● Exercise task
Copy every line of the data in which the word "that" occurs.

------------------------------------------------------------

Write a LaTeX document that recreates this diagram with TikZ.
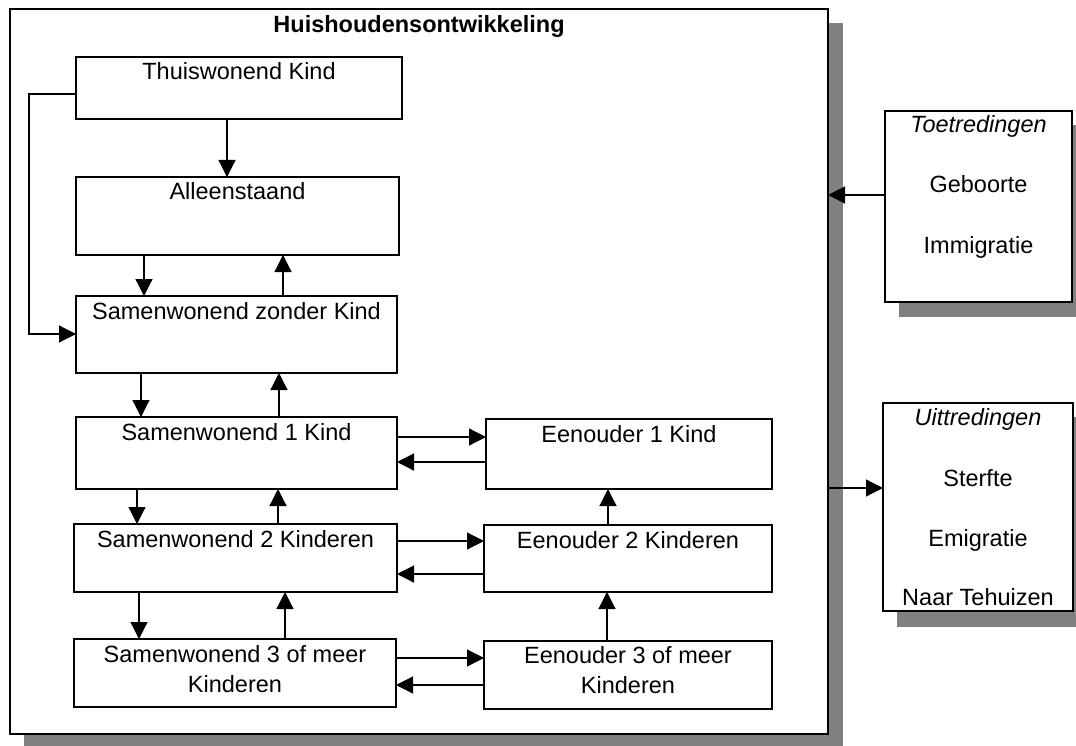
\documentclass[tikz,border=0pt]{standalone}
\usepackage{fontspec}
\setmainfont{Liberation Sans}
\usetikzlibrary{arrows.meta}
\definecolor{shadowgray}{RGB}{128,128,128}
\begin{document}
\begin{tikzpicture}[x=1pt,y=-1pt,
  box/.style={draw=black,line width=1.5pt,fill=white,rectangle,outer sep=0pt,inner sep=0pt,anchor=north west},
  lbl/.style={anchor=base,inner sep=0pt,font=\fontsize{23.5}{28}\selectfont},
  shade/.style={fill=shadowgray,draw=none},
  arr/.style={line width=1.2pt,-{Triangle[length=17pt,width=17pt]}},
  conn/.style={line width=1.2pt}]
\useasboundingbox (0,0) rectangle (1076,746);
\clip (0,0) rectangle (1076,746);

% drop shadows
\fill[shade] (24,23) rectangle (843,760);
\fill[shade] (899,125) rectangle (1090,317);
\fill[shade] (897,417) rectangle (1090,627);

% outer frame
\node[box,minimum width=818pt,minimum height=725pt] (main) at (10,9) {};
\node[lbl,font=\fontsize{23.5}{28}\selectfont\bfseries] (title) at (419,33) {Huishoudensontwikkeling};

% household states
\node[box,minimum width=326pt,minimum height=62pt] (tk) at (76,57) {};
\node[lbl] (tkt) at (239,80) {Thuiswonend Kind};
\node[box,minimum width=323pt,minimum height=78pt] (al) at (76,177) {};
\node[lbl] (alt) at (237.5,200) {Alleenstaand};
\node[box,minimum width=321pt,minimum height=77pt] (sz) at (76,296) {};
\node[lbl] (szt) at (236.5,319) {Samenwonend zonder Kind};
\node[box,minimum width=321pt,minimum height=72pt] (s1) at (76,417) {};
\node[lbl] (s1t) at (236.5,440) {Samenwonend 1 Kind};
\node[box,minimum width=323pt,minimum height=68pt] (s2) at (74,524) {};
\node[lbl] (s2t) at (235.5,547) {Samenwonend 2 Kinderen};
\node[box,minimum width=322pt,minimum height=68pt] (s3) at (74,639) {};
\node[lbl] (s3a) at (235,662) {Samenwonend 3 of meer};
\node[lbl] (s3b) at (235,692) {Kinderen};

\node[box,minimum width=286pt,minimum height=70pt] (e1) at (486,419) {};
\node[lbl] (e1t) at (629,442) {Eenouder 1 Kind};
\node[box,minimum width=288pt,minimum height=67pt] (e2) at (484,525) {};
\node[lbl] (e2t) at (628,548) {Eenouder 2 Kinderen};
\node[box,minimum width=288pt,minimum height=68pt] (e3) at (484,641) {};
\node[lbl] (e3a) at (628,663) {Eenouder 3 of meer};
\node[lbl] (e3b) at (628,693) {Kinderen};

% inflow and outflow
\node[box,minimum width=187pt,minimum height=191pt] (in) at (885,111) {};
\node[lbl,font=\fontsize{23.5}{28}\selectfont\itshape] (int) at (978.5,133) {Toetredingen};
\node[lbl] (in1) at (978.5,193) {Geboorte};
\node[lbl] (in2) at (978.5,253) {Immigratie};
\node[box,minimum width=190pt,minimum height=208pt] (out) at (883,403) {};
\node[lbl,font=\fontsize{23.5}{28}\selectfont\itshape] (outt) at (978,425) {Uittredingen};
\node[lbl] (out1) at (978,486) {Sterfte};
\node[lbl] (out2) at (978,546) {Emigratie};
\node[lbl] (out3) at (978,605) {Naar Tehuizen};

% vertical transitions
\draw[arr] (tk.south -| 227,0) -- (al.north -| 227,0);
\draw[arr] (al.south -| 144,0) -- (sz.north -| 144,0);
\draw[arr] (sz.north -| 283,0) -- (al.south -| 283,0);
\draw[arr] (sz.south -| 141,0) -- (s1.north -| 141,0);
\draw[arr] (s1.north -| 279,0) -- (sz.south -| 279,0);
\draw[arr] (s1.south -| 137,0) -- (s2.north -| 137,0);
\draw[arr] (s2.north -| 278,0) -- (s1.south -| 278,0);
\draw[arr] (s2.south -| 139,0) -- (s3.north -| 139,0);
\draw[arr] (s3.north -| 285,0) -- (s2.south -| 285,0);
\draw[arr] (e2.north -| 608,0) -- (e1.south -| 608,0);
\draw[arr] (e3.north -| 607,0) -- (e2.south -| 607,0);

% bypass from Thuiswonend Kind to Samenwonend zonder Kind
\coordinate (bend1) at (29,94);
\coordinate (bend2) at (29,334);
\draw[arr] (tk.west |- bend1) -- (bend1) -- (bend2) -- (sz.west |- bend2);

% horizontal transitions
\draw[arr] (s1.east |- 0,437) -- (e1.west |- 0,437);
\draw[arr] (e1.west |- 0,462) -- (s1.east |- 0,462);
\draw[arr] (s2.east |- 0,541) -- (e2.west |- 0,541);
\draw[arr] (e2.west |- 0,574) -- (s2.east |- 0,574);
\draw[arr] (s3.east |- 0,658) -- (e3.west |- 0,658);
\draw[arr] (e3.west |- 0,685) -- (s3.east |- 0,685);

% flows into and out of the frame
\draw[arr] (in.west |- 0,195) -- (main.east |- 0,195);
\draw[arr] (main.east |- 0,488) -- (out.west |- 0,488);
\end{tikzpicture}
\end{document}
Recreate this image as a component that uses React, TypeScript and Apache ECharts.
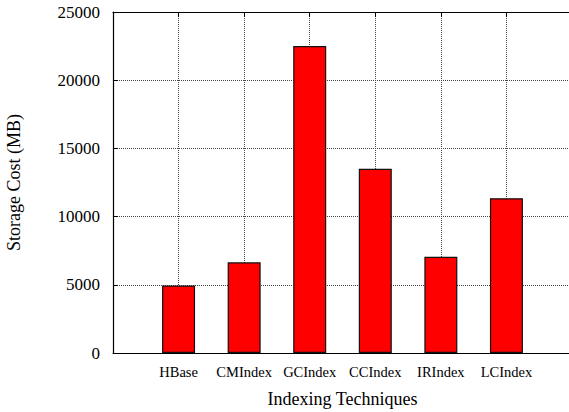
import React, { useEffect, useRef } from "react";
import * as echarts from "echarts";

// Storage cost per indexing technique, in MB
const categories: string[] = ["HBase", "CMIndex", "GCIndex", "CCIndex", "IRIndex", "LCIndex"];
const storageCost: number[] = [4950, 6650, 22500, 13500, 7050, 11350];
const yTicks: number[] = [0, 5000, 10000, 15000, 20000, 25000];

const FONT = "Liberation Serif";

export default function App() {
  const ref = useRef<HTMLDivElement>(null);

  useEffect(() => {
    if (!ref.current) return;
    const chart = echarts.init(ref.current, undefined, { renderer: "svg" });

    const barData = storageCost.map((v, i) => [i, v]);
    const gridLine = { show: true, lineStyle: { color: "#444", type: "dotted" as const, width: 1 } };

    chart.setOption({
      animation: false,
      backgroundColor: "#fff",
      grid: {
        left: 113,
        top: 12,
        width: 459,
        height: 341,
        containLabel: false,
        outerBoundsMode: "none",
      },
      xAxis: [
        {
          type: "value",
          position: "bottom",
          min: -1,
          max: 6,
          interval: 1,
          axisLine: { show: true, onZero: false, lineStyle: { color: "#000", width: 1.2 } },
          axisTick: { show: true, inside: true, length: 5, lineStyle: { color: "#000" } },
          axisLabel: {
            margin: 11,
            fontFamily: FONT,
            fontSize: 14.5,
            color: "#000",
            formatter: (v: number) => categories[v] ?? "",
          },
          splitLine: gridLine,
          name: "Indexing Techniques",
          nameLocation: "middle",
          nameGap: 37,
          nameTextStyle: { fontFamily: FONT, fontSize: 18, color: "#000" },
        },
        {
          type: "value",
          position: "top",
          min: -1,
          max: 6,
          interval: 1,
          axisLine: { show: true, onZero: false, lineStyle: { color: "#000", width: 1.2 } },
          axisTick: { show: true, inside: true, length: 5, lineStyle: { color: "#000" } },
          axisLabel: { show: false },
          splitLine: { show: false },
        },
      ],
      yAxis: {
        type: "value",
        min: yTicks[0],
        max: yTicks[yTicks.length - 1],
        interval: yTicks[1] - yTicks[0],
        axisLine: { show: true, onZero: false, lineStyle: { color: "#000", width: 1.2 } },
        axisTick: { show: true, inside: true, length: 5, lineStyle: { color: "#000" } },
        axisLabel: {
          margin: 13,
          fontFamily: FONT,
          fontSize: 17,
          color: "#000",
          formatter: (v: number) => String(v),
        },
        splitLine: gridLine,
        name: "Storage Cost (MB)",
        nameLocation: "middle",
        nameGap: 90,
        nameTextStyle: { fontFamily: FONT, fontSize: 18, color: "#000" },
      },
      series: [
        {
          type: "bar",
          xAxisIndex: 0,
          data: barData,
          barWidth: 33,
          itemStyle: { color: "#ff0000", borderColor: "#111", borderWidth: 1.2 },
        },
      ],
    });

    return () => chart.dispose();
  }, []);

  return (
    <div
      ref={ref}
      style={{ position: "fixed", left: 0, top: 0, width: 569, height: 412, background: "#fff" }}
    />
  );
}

------------------------------------------------------------

● Response below
Write a LaTeX document that recreates this diagram with TikZ.
Recreate this image as a component that uses React, TypeScript and Apache ECharts.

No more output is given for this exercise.